The common method for entering GEO orbit is to launch in what is known as a Geosynchronous Transfer Orbit (GTO), which has an apogee at GEO altitude, and a perigee of a few hundred km. Effectively all GEO missions insert their payloads into a GTO (and not into a LEO parking orbit as the OP suggests). There is no benefit of stopping in LEO first, as the only difference is that the GTO orbit has a much higher velocity at rocket burnout (it is this extra velocity which is translated into gravitational potential energy at apogee).

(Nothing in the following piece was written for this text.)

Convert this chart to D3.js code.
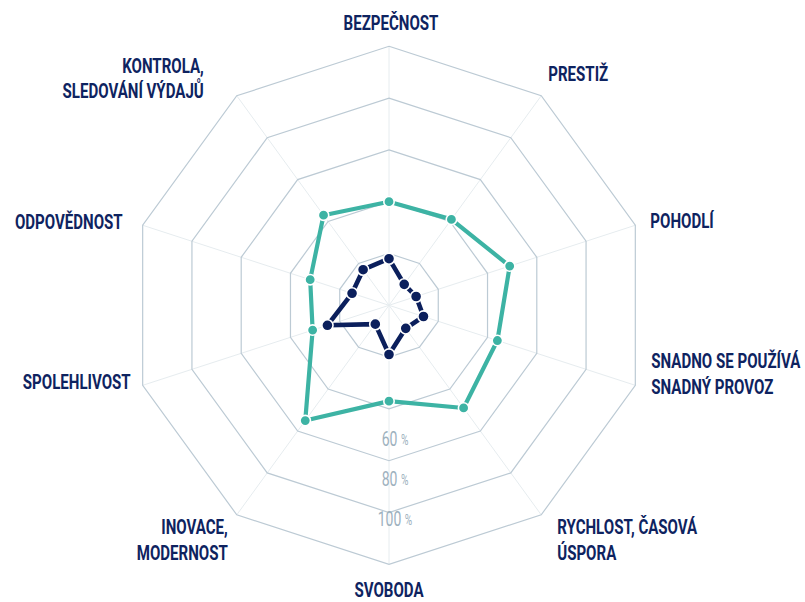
<!DOCTYPE html>
<html>
<head>
<meta charset="utf-8">
<script src="https://cdn.jsdelivr.net/npm/d3@7"></script>
<style>
  html, body { margin: 0; padding: 0; background: #ffffff; }
  svg { display: block; font-family: Roboto, "Noto Sans", sans-serif; }
</style>
</head>
<body>
<script>
// Axis names (multi-line labels split on "\n"), clockwise from the top
const categories = [
  "BEZPEČNOST",
  "PRESTIŽ",
  "POHODLÍ",
  "SNADNO SE POUŽÍVÁ\nSNADNÝ PROVOZ",
  "RYCHLOST, ČASOVÁ\nÚSPORA",
  "SVOBODA",
  "INOVACE,\nMODERNOST",
  "SPOLEHLIVOST",
  "ODPOVĚDNOST",
  "KONTROLA,\nSLEDOVÁNÍ VÝDAJŮ"
];

// Shares in percent
const seriesOuter = [40, 41, 49, 44, 49, 37, 55, 31, 32, 43];
const seriesInner = [18, 10, 11, 14, 11, 19, 9, 25, 15, 17];

// Grid rings and the rings that carry a tick label
const ringLevels = [20, 40, 60, 80, 100];
const tickLabels = [60, 80, 100];

// Label placement relative to each outer vertex
const labelLayout = [
  { dx: 2,   dy: -16,  anchor: "middle" },
  { dx: 7,   dy: -15,  anchor: "start" },
  { dx: 15,  dy: 3,    anchor: "start" },
  { dx: 16,  dy: -17,  anchor: "start" },
  { dx: 16,  dy: 19.5, anchor: "start" },
  { dx: 0,   dy: 32.5, anchor: "middle" },
  { dx: -9,  dy: 19.5, anchor: "end" },
  { dx: -12, dy: 3.7,  anchor: "end" },
  { dx: -20, dy: 4,    anchor: "end" },
  { dx: -33, dy: -23,  anchor: "end" }
];

const W = 805, H = 602;
const cx = 389, cy = 305.3, R = 259;
const n = categories.length;

const COLORS = {
  ring: "#bccad4",
  spoke: "#e6ecef",
  outer: "#3db3a4",
  inner: "#0b1f5c",
  label: "#0e2360",
  tick: "#9db1be"
};

const svg = d3.select("body").append("svg")
  .attr("width", W).attr("height", H);

const g = svg.append("g").attr("transform", `translate(${cx},${cy})`);

const rScale = d3.scaleLinear().domain([0, 100]).range([0, R]);
const angle = d3.scaleLinear().domain([0, n]).range([0, 2 * Math.PI]);
// offset of the percentage labels along the bottom spoke
const tickScale = d3.scaleLinear().domain([0, 100]).range([13, 214]);

const radial = d3.lineRadial()
  .angle((d, i) => angle(i))
  .radius(d => rScale(d))
  .curve(d3.curveLinearClosed);

// spokes
g.append("g").selectAll("line")
  .data(categories)
  .join("line")
  .attr("x1", 0).attr("y1", 0)
  .attr("x2", (d, i) => d3.pointRadial(angle(i), R)[0])
  .attr("y2", (d, i) => d3.pointRadial(angle(i), R)[1])
  .attr("stroke", COLORS.spoke)
  .attr("stroke-width", 1);

// rings
g.append("g").selectAll("path")
  .data(ringLevels)
  .join("path")
  .attr("d", lvl => radial(categories.map(() => lvl)))
  .attr("fill", "none")
  .attr("stroke", COLORS.ring)
  .attr("stroke-width", 1.2);

// percentage tick labels
const ticks = g.append("g").selectAll("text")
  .data(tickLabels)
  .join("text")
  .attr("transform", v => `translate(6,${tickScale(v)}) scale(0.7,1)`)
  .attr("text-anchor", "middle")
  .attr("dominant-baseline", "central")
  .attr("fill", COLORS.tick)
  .attr("font-weight", 400)
  .attr("font-size", 20);
ticks.append("tspan").text(v => v);
ticks.append("tspan").attr("font-size", 14.5).attr("dx", 5).text("%");

function drawSeries(values, color, lineWidth, dotR) {
  const s = g.append("g");
  s.append("path")
    .attr("d", radial(values))
    .attr("fill", "none")
    .attr("stroke", color)
    .attr("stroke-width", lineWidth)
    .attr("stroke-linejoin", "round");
  s.selectAll("circle")
    .data(values)
    .join("circle")
    .attr("cx", (v, i) => d3.pointRadial(angle(i), rScale(v))[0])
    .attr("cy", (v, i) => d3.pointRadial(angle(i), rScale(v))[1])
    .attr("r", dotR)
    .attr("fill", color)
    .attr("stroke", "#ffffff")
    .attr("stroke-width", 1.6);
}

drawSeries(seriesOuter, COLORS.outer, 4.2, 5.2);
drawSeries(seriesInner, COLORS.inner, 4.6, 5.6);

// axis names
const labels = g.append("g").selectAll("g")
  .data(categories)
  .join("g")
  .attr("transform", (d, i) => {
    const [x, y] = d3.pointRadial(angle(i), R);
    return `translate(${x + labelLayout[i].dx},${y + labelLayout[i].dy})`;
  });

labels.append("text")
  .attr("transform", "scale(0.735,1)")
  .attr("text-anchor", (d, i) => labelLayout[i].anchor)
  .attr("fill", COLORS.label)
  .attr("font-weight", 700)
  .attr("font-size", 20.5)
  .selectAll("tspan")
  .data(d => d.split("\n"))
  .join("tspan")
  .attr("x", 0)
  .attr("y", (d, j) => j * 25.5)
  .text(d => d);
</script>
</body>
</html>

The booster upper stage is separated from the payload at low-Earth altitudes and the satellites coasts to apogee where it uses on-board propulsion to circularize the GTO orbit into GEO, typically over the course of several orbits. Take a look at the Falcon 9 user's guide, page 27, for how a mission to GTO looks. The main reasons to use this concept of operations are to gain the benefits of staging the upper stage rocket mass
Launching straight to GEO is practically impossible — assuming that this would be defined as the rocket being responsible for separating a payload in GEO. The only feasible means of doing it would be to add an upper stage to the rocket that would accomplish the same function that the satellite propulsion does for GTO-to-GEO circularization. But since the sequence of events in the same this is a distinction without a difference where you've just renamed the satellite propulsion system as a part of the rocket. GEO orbits are at ~42,000 km, where as high LEO is ~1,000 km. You simply have to coast your way to GTO as it takes hours to get there (using anything remotely like currently available rocket technologies).
It is worth mentioning that technically most rockets do enter LEO for some point in time, although they typically don't stay there for very long. I believe most Falcon 9 missions to GTO are in a very low "LEO" orbit for on the order of 20 minutes between first stage burns, for instance.